In 1806, just such conversations would have sounded reasonable, to people schooled to think of the family fortune above any consideration of love or morality. 3 Mary Crawford's speech has been largely fabricated for the film and was never spoken to the ears of 1806. The very point of the speech was to make Mary sound cold and crass to a modern audience because the very source of her character flaws in the novel is not sufficient for a modern audience- one quite willing generally to accept adultery as a norm as Mary Crawford did. It becomes necessary then, in order to fix her as an antagonist, that the director makes gives Mary flaws that a modern audience can recognise- these being arrogance, materialism and a lack of appreciation for human life. Mary Crawford is of great importance to Mansfield Park because she provides the necessary means by which Edmund can fall in love with Fanny. But both the novel and the play are far more complex that a fairy tale love story.

They meditate on the choice of the individual to make certain decisions relating to their morality and the outworking of such decisions. In order to suit the vastly different audiences that Rozema and Austen face, those of 1999 and 1814 respectively, it becomes necessary to adjust the details of their moral code accordingly. In the preface to a recent edition of Mansfield Park, it is noted that Mansfield Park is remarkable for the three strands of morality running through it. Sir Thomas represents the enduring, classical values of the 18th Century, Fanny the beginnings of nineteenth-century social conscience and morality which are in stark contrast to the moral ambiguities of Mary Crawford.

4 The moral ambiguities of Mary Crawford in the novel are not a negative trait to a modern audience as they are common to the experience of most people. So to compensate, and to maintain Mary's position as an antagonist, she must be significantly worsened. It is to the same extent that, to cater for a modern audience, Fanny must be significantly livened to increase her appeal. One of the interesting aspects of Mary as a character is the fact Austen chose to give her certain qualities that are admirable to the audience of her day.
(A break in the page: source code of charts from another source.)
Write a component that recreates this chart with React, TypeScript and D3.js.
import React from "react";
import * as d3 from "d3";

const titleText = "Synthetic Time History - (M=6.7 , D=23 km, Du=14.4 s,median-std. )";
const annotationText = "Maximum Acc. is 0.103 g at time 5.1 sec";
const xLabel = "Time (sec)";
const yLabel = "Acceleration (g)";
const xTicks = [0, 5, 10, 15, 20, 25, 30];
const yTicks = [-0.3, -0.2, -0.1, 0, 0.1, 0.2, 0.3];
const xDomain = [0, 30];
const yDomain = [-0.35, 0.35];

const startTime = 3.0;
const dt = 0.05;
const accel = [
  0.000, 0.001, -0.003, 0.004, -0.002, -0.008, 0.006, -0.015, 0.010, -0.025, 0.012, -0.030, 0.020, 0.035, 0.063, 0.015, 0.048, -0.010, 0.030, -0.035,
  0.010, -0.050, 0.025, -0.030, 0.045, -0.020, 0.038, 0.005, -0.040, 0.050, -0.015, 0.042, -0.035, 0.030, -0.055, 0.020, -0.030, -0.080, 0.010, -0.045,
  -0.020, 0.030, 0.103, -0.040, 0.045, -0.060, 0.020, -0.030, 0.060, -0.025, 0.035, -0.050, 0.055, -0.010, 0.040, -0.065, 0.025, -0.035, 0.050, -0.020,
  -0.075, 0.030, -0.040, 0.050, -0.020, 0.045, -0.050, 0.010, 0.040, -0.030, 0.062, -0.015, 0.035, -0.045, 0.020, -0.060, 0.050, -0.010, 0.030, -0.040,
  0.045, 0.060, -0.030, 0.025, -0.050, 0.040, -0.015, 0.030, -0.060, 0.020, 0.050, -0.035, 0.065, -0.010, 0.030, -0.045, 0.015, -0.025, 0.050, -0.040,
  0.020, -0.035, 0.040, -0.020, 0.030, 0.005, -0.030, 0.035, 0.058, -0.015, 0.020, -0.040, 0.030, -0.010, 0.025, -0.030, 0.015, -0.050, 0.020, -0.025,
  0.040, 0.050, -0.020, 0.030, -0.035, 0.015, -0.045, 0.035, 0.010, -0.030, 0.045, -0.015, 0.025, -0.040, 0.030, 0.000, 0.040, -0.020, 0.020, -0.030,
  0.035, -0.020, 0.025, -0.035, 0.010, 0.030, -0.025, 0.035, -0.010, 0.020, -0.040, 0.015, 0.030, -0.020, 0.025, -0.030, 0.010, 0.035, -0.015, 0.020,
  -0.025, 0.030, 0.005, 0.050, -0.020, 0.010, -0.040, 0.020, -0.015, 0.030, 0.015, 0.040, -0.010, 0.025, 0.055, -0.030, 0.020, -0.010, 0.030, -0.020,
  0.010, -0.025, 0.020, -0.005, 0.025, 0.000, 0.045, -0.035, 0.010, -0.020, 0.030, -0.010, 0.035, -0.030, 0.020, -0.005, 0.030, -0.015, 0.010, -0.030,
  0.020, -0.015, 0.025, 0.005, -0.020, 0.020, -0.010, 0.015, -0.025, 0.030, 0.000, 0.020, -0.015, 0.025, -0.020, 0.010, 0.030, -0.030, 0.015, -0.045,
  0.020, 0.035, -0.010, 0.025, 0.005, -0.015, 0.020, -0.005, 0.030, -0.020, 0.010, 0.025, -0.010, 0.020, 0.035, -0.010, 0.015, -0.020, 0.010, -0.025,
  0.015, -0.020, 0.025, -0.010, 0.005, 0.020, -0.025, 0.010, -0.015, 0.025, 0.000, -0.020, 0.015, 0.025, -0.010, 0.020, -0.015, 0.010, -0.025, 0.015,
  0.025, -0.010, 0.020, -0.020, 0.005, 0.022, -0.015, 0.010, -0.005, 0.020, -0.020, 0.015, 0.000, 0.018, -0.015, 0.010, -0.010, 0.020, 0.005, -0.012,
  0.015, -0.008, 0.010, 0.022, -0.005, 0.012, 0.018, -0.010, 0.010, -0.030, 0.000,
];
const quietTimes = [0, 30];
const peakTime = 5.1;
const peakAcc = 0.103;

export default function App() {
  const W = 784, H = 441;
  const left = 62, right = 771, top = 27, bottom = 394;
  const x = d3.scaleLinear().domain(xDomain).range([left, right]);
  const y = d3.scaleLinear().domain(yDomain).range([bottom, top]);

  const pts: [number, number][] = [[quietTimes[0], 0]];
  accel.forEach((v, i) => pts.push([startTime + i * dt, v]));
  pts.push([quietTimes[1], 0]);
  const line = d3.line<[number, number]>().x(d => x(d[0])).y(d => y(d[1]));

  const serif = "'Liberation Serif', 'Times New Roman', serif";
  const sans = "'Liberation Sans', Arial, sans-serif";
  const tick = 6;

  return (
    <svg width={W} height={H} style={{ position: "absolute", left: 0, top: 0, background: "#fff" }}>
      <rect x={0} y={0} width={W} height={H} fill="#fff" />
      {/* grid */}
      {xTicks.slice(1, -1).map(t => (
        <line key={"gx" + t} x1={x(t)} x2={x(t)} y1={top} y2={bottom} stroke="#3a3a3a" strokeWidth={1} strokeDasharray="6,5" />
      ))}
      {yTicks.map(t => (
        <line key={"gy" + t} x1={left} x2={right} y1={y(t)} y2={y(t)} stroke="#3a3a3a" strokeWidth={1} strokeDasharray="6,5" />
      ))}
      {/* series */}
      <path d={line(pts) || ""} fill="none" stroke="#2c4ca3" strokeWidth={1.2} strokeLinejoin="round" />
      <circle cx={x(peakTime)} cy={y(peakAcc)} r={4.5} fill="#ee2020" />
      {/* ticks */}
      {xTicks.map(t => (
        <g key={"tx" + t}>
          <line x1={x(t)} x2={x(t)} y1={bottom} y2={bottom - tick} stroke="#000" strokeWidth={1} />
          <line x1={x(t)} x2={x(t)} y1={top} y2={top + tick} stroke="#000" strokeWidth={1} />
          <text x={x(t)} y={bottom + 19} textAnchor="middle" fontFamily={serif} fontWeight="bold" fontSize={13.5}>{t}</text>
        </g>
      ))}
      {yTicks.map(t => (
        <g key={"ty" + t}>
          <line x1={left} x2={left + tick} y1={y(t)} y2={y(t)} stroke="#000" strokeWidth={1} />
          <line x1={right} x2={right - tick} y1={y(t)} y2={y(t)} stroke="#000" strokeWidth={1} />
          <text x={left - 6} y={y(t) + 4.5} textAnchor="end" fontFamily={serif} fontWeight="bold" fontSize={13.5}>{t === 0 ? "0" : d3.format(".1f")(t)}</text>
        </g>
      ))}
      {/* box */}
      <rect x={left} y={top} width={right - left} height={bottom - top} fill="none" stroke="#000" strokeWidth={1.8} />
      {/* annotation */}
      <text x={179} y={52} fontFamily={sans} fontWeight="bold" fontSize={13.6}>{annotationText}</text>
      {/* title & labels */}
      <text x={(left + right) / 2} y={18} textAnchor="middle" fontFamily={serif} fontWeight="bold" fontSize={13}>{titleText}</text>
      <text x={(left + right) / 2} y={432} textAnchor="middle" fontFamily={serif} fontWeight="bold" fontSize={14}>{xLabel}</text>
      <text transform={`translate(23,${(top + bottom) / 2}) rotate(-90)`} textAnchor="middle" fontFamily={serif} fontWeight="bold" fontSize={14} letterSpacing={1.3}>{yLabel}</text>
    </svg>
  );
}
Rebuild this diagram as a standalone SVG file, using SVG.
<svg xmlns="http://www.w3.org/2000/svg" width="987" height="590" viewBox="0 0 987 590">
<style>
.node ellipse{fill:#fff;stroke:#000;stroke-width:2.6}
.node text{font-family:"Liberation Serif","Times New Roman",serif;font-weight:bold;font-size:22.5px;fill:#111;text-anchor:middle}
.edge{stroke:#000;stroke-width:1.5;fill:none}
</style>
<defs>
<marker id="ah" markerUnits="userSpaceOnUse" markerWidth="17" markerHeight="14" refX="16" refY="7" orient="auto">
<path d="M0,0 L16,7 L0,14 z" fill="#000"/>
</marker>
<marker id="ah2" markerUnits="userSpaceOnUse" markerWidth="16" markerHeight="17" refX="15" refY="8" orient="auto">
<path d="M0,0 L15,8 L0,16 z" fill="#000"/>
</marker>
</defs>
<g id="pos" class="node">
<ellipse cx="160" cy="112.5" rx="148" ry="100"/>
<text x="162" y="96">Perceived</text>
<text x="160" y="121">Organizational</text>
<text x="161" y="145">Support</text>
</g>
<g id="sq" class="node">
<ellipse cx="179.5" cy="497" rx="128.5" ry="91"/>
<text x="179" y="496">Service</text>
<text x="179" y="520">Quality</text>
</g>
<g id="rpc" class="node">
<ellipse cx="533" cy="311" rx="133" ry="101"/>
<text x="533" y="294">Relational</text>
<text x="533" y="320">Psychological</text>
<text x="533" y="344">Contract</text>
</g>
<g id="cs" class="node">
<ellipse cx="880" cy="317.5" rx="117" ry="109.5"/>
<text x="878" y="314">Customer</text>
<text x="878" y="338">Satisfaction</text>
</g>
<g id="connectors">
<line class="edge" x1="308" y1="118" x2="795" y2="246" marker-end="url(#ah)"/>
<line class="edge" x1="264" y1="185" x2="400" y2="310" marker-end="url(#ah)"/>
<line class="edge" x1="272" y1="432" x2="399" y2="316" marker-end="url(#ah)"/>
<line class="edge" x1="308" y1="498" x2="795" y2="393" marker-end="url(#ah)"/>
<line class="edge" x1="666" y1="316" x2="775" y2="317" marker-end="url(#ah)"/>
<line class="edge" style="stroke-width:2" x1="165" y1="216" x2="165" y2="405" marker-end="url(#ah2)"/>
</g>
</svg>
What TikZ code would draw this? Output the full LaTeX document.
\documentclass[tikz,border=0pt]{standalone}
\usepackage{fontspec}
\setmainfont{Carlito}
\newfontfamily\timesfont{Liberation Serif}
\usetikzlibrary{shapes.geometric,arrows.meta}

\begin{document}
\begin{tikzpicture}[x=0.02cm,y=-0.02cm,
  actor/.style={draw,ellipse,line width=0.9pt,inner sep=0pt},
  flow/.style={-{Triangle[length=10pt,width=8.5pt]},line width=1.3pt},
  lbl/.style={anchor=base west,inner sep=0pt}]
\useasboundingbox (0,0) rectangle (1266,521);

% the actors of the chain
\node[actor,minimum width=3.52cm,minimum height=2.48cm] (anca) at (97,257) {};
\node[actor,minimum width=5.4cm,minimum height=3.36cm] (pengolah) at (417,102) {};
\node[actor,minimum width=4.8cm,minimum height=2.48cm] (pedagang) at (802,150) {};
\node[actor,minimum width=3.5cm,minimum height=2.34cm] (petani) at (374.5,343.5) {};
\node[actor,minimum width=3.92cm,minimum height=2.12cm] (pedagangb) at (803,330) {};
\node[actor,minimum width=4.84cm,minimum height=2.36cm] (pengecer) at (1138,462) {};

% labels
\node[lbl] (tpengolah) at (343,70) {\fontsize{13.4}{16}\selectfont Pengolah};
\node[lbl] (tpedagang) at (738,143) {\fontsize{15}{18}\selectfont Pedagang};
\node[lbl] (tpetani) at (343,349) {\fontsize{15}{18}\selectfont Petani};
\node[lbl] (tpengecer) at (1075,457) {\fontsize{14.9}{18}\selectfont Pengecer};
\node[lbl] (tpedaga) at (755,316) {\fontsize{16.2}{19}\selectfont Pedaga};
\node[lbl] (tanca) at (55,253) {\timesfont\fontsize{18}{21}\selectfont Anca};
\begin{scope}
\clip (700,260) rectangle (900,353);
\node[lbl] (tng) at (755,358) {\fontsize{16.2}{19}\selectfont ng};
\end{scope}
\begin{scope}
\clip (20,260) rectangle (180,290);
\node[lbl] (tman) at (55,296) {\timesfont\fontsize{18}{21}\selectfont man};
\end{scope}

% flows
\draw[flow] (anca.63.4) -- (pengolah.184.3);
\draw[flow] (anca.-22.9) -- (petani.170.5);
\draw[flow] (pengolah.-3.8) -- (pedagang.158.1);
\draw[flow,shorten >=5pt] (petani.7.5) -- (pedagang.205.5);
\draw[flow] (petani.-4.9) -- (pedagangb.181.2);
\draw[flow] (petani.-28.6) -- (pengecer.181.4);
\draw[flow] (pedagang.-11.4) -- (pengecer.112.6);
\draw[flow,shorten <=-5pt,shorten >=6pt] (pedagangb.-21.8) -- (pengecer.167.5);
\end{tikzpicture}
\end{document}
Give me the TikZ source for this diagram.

For instance, her brazen approach to speech is an admirable quality. She also is a very friendly person, who does not hesitate to show affection to Fanny, who is so decidedly below herself. These character traits are exhibited in the 1999 film Mansfield Park, as well as added too. Mary's homosexual tendencies are suggested by the film, an aspect of her character that would appeal to an audience that largely embraces homosexuality. Two very provocative scenes, including one where Mary undresses a very wet Fanny while commenting on her remarkable beauty, certainly illustrate that Mary has a certain attraction to Fanny.

This is one significant moral adjustment that reflects on the rather significant changes in popular morality that has come of late. Mary Crawford herself is not an integral part in Mansfield Park. It is rather what she represents that is significant. For this reason, it is important to change her moral code in order to provoke the same feelings in a modern audience that were felt by the original.

It can then be supposed that Mary Crawford is not only a literary character responsible for the prolonging of Fanny's agony, but represents one of little morality in both cultures. Through Mary, then, it is possible to examine why and how literary characters must be changed to suit the moral context to which they are aimed.